Steve Wamhoff, however, said the claim of double taxation is simply false. “There is a foreign tax credit that exists under the current rules. Say you were a U.S. corporation and you didn’t want to defer…If you bring your profits back to the U.S., you get a credit for the taxes you pay to another government.” For example, he said, if a hypothetical foreign country has a 20 percent corporate tax rate, when a multinational brings its profits back from that country to the U.S., it will pay only 15 percent of the U.S.’s 35 percent federal corporate tax rate. Rep. Schakowsky confirmed that under her proposal for ending deferral, “We would still allow [corporations] to subtract the amount of money they paid to foreign countries for taxes.”

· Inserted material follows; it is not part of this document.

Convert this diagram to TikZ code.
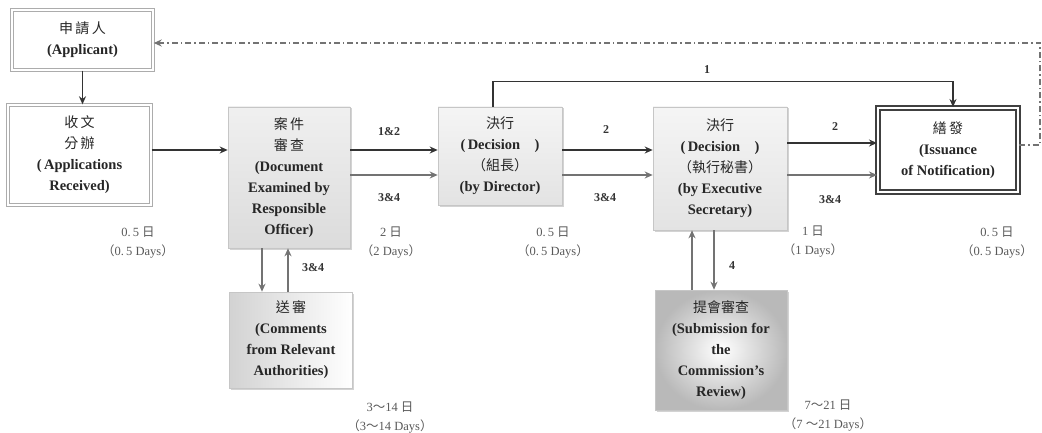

Remapping Debate asked those who oppose ending deferral whether the foreign tax credit nullifies the concern about double taxation. Kyle Pomerleau of the Tax Foundation at first said that companies are “taxed twice on [their] profits.” When we asked him about the foreign tax credit, he said, “That’s exactly what that foreign tax credit is there for. It’s meant to alleviate that double taxation…However, there are instances in which that foreign tax credit doesn’t account for the taxes paid overseas.”

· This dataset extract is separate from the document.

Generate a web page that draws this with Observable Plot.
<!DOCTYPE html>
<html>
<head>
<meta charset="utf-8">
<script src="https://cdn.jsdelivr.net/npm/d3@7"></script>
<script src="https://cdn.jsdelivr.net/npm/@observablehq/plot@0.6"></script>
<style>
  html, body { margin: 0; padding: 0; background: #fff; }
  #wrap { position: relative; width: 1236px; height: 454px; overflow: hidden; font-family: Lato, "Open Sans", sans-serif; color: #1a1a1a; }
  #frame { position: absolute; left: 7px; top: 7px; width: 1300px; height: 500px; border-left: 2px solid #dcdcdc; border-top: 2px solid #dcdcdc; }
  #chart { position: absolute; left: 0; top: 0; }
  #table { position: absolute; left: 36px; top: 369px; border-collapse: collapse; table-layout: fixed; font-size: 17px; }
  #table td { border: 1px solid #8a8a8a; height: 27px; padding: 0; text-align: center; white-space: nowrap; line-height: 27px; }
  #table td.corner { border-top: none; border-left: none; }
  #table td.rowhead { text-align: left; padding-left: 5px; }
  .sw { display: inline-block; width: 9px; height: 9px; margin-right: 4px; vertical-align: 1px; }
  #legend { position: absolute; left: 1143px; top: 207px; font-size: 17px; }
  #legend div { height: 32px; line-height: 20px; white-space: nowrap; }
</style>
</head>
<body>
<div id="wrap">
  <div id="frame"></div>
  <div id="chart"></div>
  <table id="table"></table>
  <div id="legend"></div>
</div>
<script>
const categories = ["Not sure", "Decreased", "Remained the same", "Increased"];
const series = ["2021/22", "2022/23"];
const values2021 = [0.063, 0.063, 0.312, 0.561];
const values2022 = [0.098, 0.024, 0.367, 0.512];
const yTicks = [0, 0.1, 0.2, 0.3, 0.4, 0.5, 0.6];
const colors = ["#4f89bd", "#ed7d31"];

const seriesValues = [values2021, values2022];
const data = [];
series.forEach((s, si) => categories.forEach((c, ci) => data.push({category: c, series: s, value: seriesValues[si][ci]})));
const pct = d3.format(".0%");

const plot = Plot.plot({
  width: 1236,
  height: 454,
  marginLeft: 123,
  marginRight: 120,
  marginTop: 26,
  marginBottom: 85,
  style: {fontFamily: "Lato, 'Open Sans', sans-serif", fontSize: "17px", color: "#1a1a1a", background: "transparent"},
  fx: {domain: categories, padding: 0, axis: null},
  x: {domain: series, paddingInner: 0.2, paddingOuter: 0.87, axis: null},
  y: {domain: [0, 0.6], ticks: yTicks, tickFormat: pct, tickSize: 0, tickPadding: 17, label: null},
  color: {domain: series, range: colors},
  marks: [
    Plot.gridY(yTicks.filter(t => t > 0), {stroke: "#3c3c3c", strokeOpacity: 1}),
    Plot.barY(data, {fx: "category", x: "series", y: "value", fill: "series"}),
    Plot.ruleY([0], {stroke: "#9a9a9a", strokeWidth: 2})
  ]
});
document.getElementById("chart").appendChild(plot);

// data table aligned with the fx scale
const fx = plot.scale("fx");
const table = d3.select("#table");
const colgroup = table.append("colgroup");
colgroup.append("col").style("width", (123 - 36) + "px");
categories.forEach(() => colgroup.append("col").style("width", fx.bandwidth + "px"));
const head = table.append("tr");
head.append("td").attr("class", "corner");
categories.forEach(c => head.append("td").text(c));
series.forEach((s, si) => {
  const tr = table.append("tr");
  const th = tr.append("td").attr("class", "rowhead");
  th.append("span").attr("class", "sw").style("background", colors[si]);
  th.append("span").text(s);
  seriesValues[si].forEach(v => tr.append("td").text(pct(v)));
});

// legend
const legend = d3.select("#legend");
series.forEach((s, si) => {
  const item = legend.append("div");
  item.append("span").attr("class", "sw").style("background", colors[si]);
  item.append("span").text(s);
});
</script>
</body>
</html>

As an example, he cited “dual capacity regulations,” which primarily affect multinational oil and gas companies. These regulations prohibit such companies from declaring payments paid by corporations to foreign governments in exchange for “a specific economic benefit” from receiving a foreign tax credit for those payments. We asked Pomerleau whether, as a rule, double taxation nevertheless does not take place. He responded, “It’s hard to know exactly where it happens or when it happens.”

 

Killing competition?

Claire Buchan Parker, a spokesperson for LIFT America, admitted that “it’s not double taxation” to tax overseas profits because of the foreign tax credit but said the U.S. does levy “an additional tax that the competitors don’t have to pay,” referring to the fact that most other countries treat multinational corporations more favorably by having only a territorial tax system. We also asked a spokesperson for the Alliance for Competitive Taxation (ACT) campaign, another coalition of major multinational corporations that has a significant overlap in membership with LIFT America, about double taxation. The campaign responded similarly: “While U.S. businesses get a foreign tax credit for most of their taxes paid elsewhere, because U.S. taxes are the highest among all countries in the world…U.S. companies in general face an additional tax when trying to invest foreign earnings back into the United States.”

Remapping Debate asked the office of Senator Rand Paul, who strongly objected to the tone of the Senate’s May hearings on corporate tax avoidance, for the Senator’s stance on ending deferral. Senator Paul’s spokesperson responded in an email that the United States’ high corporate tax rate “makes doing business [as a U.S. corporation]…more difficult than the rest of the world; ending deferral would only worsen the problem.” She described it as a measure that would make the U.S. tax code “less competitive” and would “increase the burden for American companies.”

It is true U.S. corporations that do not defer profits must supplement the taxes they have paid to foreign governments with taxes remitted to the U.S. Treasury. In that way, their combined payments are equivalent to what they would have paid if the profits had been earned in the U.S. That is an arrangement that does not exist in most countries.

“Other kinds of competitiveness”

When the need to “maintain a level playing field” is discussed, it is most often in the context of competition between U.S.-based corporations and corporations based in other countries. But Citizens for Tax Justice’s Steve Wamhoff believes that, “There are other kinds of competitiveness you have to think about.”

To illustrate, he cited the example of two competing companies in the U.S., one of which is multinational and the other strictly domestic. “The multinational one…is able to do all sorts of things to make its U.S. profits look like foreign profits and not pay any U.S. taxes on them, whereas the U.S. company that’s strictly domestic can’t engage in all those shenanigans. So you have a situation where the multinationals, which typically are probably going to be much bigger corporations, are going to have a competitive advantage for tax reasons over a company that is just domestic, which is likely to be a smaller business.”

Macdara Doyle, a communications officer for the Irish Congress of Trade Unions, believes the same problem affects Ireland. “The indigenous and local businesses on the street — maybe a retailer or maybe a local manufacturer — they don’t have the capacity to do the same kinds of lousy write-offs…That’s clearly not a free market operation. That’s unfair competition,” he said.

When we expressed Wamhoff’s and Doyle’s concerns to Claire Buchan Parker of LIFT America, she responded that a multinational corporation and a domestic company would pay the same tax on profits they make in the United States. “This debate isn’t about profits companies make in the United States,” she said. We pointed out that while that may be true in theory, it is widely known that companies attempt to manipulate the tax system to make domestic profits appear international on paper. She simply responded by saying, “The LIFT coalition believes that there need to be provisions in reform that prevent abuse.”